Однажды его занесло на Целовецкую улицу, где на стадионе «Иллирия» он мельком увидел игравшую в теннис Пипси Майер, дочь коммерсанта-еврея с Тримостовья, — потом он год с гаком мечтал только о ней. Неделю перед праздником Всех святых Эди возил песок на Светокришском кладбище, чистил и украшал могилы, ему удалось немного подзаработать, и после он месяцами говорил о костюме, который-де уже шьется у портного в городе и которым он заткнет за пояс всех щеголей. Когда же наконец в Вербное воскресенье сорок первого года он показался в костюме из зеленого твида в коричневую клетку — модно скроенный пиджак и бриджи, — Зеленая Яма чуть не лопнула со смеху, хотя это и случилось во время налета немецкой авиации. Но Эди уже манили новые цели: во-первых, наручные водонепроницаемые часы, во-вторых, мопед фабрики «Puch». Тогда он учился на слесаря у Ханзи Шлаймара, мастерская которого помещалась в конце Безеншковой улицы, там он усердно халтурил, хотя у него были и другие способы разжиться деньгами. У Ханзи собирались мастера-ремесленники, собутыльники, любители повеселиться, и Эди в их присутствии на спор глотал насекомых. У него были свои расценки: муху он съедал за динар, паука за два, навозную муху, которой нет в современных английских уборных, но хватало в выгребных туалетах, — за три динара. Гости расставались с монетами, надрываясь от смеха. «Этот парень не останется без куска хлеба, — говорили они. — Даже и в худшие, чем теперь, времена».

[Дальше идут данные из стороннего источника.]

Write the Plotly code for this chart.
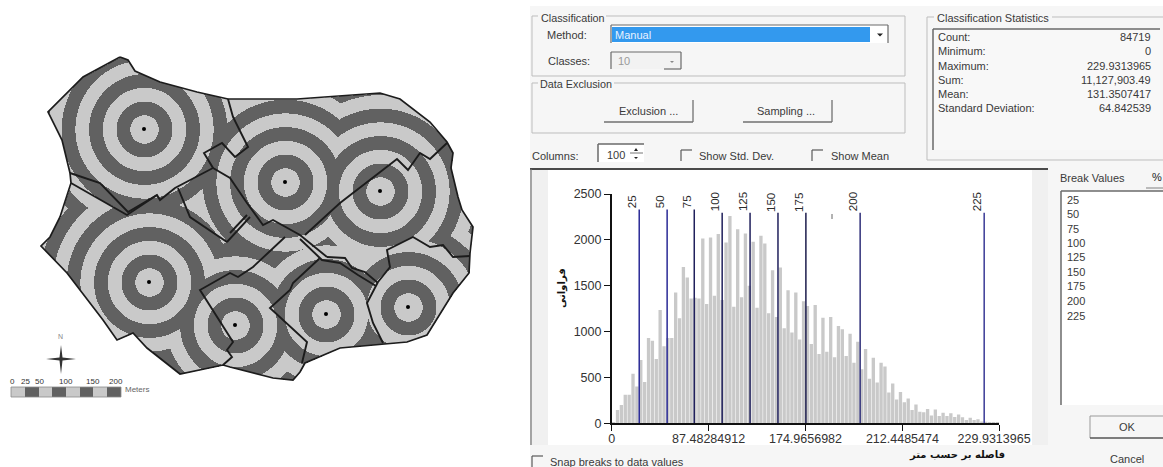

— Пусть оборжутся, — говорил Эди. — С двумя динарами я отправлюсь в молочную, закажу полкраюхи хлеба и кринку простокваши. — При этом он простодушно смеялся своим утробным смехом и довольно поглаживал себя по животу.
На мое счастье, он по-прежнему в обеденный перерыв носил пищу отцу, и я мог время от времени за ним увязаться. Правда, каждый раз всю дорогу меня мучил страх: как-то встретит нас его отец?
— Что это у тебя под глазом? — спрашивал я.
Я имел в виду синяк.
— Это еще с прошлой недели, — пояснял Эди. — Теперь он так наловчился, что бьет в самые чувствительные места.
— Значит, он уже давно не колотил тебя?
— Да, давно, правда, вчера досталось… Я опять учил его читать, а когда какая-нибудь буква не идет ему в голову, он бесится как дьявол.
— Что же будет сегодня?
— Не знаю, — отвечал Эди. — Кастрюли полны доверху, поэтому он не подумает, что по дороге я что-то съел.
Быстренько накормив его отца, мы исчезали со стройки и опять дышали полной грудью, прогуливались. Корзину с пустыми кастрюлями Эди отдавал мне.
— Слушай, — говорил он, — а не пройтись ли нам вверх по Целовецкой до теннисных кортов. Там я мог бы собирать мячи и хорошо бы заработал.
— Я думал, мы заглянем в больницу к моему отцу. У него должно остаться что-нибудь от обеда.
— Пожалуй, — соглашался Эди, — а на Целовецкую сходим завтра.
За Любляницей через ворота мы проходили в больницу и стучали в окошко проходной терапевтического отделения; отец выглядывал, предлагал нам обойти здание и заглянуть в подсобку, где на полке нас ждал сверток с остатками от обеда больных и врачей. На улице мы сразу же разворачивали его: я брал себе только печенье, а все остальное вместе с засаленной бумагой, выскальзывающей из рук, протягивал Эди.
— Ты что, правда не будешь мясо? — спрашивал он меня.
Я кивал.
— Для меня оно слишком жирное. Меня уже от него рвало.
— Ну-ну, — довольно говорил Эди. — Не знаю, что будет, когда ты приохотишься к мясу.
— Не беспокойся, это не скоро случится.
— Не будешь есть мясо — не станешь мужиком.
— Знаю, — вторил я ему огорченно, — но ничего не поделаешь. О колбасе я и думать не могу. Эти кусочки сала, которых полно в рубленом мясе, для моего желудка хуже отравы.